* **EXERCISE BRIEF**
Leave out the pictures and transcribe everything else exactly.

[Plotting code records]
========================================
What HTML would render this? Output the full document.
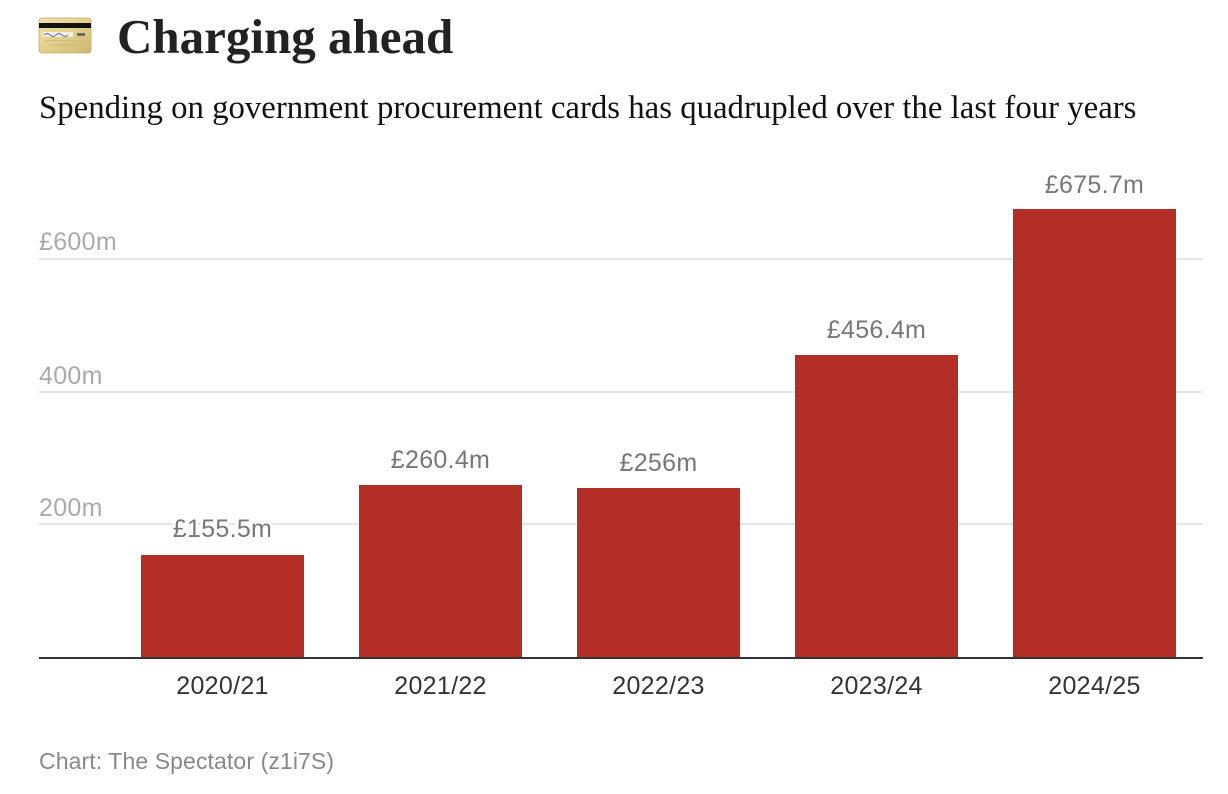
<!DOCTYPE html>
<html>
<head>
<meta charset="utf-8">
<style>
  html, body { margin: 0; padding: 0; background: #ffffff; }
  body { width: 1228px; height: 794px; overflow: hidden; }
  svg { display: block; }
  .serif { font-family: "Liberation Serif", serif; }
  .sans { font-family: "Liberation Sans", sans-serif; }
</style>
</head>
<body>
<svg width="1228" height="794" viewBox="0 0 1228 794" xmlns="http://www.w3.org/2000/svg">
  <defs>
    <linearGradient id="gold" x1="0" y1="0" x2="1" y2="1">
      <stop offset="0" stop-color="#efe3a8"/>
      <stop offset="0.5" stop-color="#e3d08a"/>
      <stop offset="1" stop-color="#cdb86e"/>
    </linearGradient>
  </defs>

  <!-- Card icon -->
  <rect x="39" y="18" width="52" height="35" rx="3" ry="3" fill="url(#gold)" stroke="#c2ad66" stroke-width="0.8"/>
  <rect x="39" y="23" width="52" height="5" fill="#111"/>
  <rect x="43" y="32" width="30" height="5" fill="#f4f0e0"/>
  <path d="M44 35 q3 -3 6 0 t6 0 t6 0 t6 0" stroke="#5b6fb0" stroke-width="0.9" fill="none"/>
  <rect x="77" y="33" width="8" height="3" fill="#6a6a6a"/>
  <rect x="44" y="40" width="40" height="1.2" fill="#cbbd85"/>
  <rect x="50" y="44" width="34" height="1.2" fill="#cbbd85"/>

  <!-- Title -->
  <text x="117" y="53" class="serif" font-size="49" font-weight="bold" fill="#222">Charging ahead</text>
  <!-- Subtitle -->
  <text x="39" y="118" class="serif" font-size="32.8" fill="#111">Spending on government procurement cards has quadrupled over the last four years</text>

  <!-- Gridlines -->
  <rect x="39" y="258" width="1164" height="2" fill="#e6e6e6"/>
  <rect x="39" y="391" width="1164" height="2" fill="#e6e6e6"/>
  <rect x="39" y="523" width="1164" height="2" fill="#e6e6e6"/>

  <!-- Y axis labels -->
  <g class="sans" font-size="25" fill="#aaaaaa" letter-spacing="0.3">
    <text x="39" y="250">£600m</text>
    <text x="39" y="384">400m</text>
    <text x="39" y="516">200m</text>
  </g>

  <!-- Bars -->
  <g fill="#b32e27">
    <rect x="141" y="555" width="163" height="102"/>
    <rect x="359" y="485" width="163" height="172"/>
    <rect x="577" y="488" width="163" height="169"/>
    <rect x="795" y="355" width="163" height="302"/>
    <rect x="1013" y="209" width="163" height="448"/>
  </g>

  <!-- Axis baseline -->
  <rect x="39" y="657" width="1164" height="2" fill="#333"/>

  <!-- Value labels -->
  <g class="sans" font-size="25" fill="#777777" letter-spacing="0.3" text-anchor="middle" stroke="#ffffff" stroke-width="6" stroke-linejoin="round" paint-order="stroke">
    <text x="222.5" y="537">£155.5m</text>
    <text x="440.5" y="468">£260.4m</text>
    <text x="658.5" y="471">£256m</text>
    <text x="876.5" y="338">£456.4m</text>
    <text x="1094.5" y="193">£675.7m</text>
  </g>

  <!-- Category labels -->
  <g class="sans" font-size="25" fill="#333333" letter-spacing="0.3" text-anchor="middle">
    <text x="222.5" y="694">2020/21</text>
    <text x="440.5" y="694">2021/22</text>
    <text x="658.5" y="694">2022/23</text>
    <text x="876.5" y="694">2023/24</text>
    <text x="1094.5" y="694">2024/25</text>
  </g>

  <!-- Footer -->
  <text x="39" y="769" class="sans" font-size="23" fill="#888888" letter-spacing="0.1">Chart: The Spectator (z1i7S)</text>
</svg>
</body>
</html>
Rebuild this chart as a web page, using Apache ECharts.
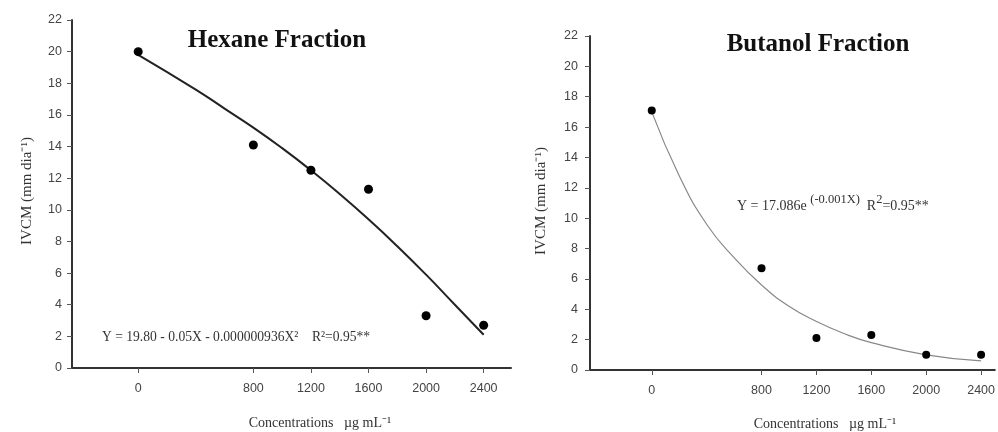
========================================
* **EXERCISE OUTPUT**
What HTML would render this? Output the full document.
<!DOCTYPE html>
<html>
<head>
<meta charset="utf-8">
<style>
  html, body { margin: 0; padding: 0; background: #ffffff; }
  body { width: 1228px; height: 794px; overflow: hidden; }
  svg { display: block; }
  .serif { font-family: "Liberation Serif", serif; }
  .sans { font-family: "Liberation Sans", sans-serif; }
</style>
</head>
<body>
<svg width="1228" height="794" viewBox="0 0 1228 794" xmlns="http://www.w3.org/2000/svg">
  <defs>
    <linearGradient id="gold" x1="0" y1="0" x2="1" y2="1">
      <stop offset="0" stop-color="#efe3a8"/>
      <stop offset="0.5" stop-color="#e3d08a"/>
      <stop offset="1" stop-color="#cdb86e"/>
    </linearGradient>
  </defs>

  <!-- Card icon -->
  <rect x="39" y="18" width="52" height="35" rx="3" ry="3" fill="url(#gold)" stroke="#c2ad66" stroke-width="0.8"/>
  <rect x="39" y="23" width="52" height="5" fill="#111"/>
  <rect x="43" y="32" width="30" height="5" fill="#f4f0e0"/>
  <path d="M44 35 q3 -3 6 0 t6 0 t6 0 t6 0" stroke="#5b6fb0" stroke-width="0.9" fill="none"/>
  <rect x="77" y="33" width="8" height="3" fill="#6a6a6a"/>
  <rect x="44" y="40" width="40" height="1.2" fill="#cbbd85"/>
  <rect x="50" y="44" width="34" height="1.2" fill="#cbbd85"/>

  <!-- Title -->
  <text x="117" y="53" class="serif" font-size="49" font-weight="bold" fill="#222">Charging ahead</text>
  <!-- Subtitle -->
  <text x="39" y="118" class="serif" font-size="32.8" fill="#111">Spending on government procurement cards has quadrupled over the last four years</text>

  <!-- Gridlines -->
  <rect x="39" y="258" width="1164" height="2" fill="#e6e6e6"/>
  <rect x="39" y="391" width="1164" height="2" fill="#e6e6e6"/>
  <rect x="39" y="523" width="1164" height="2" fill="#e6e6e6"/>

  <!-- Y axis labels -->
  <g class="sans" font-size="25" fill="#aaaaaa" letter-spacing="0.3">
    <text x="39" y="250">£600m</text>
    <text x="39" y="384">400m</text>
    <text x="39" y="516">200m</text>
  </g>

  <!-- Bars -->
  <g fill="#b32e27">
    <rect x="141" y="555" width="163" height="102"/>
    <rect x="359" y="485" width="163" height="172"/>
    <rect x="577" y="488" width="163" height="169"/>
    <rect x="795" y="355" width="163" height="302"/>
    <rect x="1013" y="209" width="163" height="448"/>
  </g>

  <!-- Axis baseline -->
  <rect x="39" y="657" width="1164" height="2" fill="#333"/>

  <!-- Value labels -->
  <g class="sans" font-size="25" fill="#777777" letter-spacing="0.3" text-anchor="middle" stroke="#ffffff" stroke-width="6" stroke-linejoin="round" paint-order="stroke">
    <text x="222.5" y="537">£155.5m</text>
    <text x="440.5" y="468">£260.4m</text>
    <text x="658.5" y="471">£256m</text>
    <text x="876.5" y="338">£456.4m</text>
    <text x="1094.5" y="193">£675.7m</text>
  </g>

  <!-- Category labels -->
  <g class="sans" font-size="25" fill="#333333" letter-spacing="0.3" text-anchor="middle">
    <text x="222.5" y="694">2020/21</text>
    <text x="440.5" y="694">2021/22</text>
    <text x="658.5" y="694">2022/23</text>
    <text x="876.5" y="694">2023/24</text>
    <text x="1094.5" y="694">2024/25</text>
  </g>

  <!-- Footer -->
  <text x="39" y="769" class="sans" font-size="23" fill="#888888" letter-spacing="0.1">Chart: The Spectator (z1i7S)</text>
</svg>
</body>
</html>
Rebuild this chart as a web page, using Apache ECharts.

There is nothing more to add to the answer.